▼

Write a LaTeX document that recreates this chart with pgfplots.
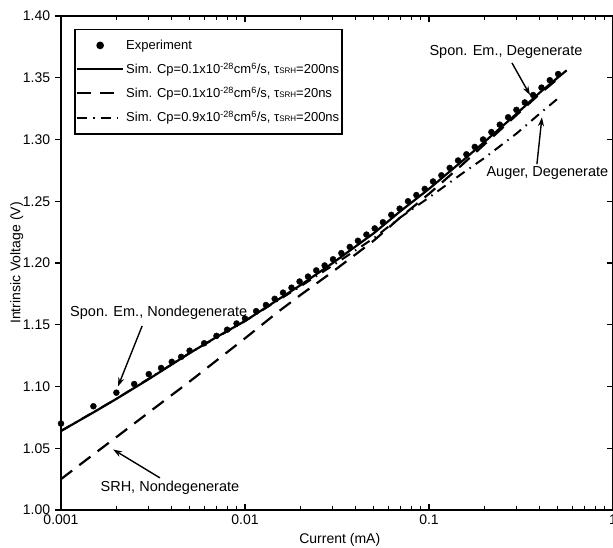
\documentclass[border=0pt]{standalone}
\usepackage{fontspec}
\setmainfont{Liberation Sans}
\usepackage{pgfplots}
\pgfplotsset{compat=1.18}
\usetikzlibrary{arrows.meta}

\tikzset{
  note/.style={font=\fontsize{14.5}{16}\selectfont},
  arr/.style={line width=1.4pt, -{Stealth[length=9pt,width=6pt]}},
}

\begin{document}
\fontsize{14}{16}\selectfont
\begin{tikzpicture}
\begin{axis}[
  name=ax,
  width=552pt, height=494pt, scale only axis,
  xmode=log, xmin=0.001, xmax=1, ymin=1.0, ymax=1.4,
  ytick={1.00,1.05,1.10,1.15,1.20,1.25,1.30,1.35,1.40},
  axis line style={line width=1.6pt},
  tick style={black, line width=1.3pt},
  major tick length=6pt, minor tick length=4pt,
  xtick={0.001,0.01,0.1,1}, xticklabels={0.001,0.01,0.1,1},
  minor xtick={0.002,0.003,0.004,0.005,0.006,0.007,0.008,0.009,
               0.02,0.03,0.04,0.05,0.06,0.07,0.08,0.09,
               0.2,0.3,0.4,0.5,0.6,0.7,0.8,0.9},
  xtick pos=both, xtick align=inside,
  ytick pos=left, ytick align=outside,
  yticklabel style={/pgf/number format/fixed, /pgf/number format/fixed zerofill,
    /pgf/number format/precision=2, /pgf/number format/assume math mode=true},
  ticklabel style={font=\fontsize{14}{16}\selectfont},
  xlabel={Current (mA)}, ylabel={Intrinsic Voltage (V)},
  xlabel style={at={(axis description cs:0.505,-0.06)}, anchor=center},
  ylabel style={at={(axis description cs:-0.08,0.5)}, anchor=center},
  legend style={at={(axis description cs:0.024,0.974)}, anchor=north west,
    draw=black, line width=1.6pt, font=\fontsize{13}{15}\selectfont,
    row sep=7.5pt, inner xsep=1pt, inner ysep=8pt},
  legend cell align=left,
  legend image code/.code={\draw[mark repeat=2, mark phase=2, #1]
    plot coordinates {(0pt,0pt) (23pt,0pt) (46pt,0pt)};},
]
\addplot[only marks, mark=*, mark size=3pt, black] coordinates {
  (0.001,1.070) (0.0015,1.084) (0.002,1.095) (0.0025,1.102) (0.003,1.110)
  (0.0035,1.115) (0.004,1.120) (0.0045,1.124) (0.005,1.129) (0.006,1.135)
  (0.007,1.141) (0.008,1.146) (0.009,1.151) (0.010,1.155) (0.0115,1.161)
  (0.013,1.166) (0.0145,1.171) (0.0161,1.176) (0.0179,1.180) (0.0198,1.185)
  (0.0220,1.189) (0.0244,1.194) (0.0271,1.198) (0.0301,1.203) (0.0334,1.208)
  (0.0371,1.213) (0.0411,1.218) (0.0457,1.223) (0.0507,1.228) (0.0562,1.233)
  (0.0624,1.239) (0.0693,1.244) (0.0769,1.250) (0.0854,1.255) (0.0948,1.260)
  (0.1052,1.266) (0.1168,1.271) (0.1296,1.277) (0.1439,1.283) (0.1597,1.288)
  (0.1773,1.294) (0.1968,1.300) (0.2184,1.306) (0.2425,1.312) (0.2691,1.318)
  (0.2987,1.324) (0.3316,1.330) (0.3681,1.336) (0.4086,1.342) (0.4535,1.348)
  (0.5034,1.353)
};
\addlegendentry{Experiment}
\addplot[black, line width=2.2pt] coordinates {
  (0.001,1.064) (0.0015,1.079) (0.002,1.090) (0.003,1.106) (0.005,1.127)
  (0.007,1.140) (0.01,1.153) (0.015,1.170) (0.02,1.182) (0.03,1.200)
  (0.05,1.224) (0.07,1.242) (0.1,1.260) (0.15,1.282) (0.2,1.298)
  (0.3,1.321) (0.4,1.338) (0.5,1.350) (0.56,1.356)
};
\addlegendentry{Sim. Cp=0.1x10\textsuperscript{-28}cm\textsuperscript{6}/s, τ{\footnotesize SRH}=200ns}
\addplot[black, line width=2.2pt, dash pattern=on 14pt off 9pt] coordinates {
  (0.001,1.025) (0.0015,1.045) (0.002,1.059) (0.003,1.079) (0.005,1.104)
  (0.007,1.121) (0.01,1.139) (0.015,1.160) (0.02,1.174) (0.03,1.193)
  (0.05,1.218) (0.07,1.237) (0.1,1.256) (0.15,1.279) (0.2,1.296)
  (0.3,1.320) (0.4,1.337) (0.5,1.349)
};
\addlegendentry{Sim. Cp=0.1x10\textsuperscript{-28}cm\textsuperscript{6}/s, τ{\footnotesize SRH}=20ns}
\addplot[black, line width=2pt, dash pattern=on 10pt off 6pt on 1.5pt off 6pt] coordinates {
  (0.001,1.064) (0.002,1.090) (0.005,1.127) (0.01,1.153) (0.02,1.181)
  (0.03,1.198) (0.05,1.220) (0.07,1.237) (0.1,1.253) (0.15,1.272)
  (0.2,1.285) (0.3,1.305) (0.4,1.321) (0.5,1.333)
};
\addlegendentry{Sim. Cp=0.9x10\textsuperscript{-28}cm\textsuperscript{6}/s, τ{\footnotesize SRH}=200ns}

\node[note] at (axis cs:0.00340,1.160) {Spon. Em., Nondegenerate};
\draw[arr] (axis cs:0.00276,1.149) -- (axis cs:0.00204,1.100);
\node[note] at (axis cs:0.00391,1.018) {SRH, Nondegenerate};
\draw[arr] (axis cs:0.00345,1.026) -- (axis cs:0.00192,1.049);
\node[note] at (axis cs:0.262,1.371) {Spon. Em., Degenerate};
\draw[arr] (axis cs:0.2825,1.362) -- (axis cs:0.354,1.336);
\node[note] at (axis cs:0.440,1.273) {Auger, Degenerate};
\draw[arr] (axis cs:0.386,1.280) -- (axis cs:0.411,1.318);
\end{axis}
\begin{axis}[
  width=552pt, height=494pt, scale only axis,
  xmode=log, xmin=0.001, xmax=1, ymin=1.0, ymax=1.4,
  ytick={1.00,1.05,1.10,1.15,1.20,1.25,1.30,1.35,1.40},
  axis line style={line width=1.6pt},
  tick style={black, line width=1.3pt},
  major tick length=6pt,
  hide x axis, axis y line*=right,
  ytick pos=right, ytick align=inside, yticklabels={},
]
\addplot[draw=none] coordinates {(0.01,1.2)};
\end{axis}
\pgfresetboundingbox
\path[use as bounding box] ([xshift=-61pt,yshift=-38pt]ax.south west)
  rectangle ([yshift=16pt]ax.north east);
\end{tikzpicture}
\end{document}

▲
▼

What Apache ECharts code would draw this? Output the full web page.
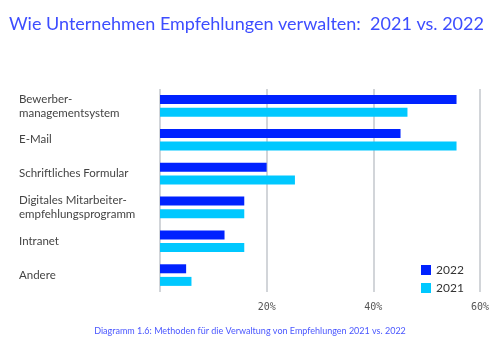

▲

TASK DETAILS >>
In the listing, find all lines with the string "this" and copy them.

THE RESPONSE >>
Write a LaTeX document that recreates this chart with pgfplots.
What Apache ECharts code would draw this? Output the full web page.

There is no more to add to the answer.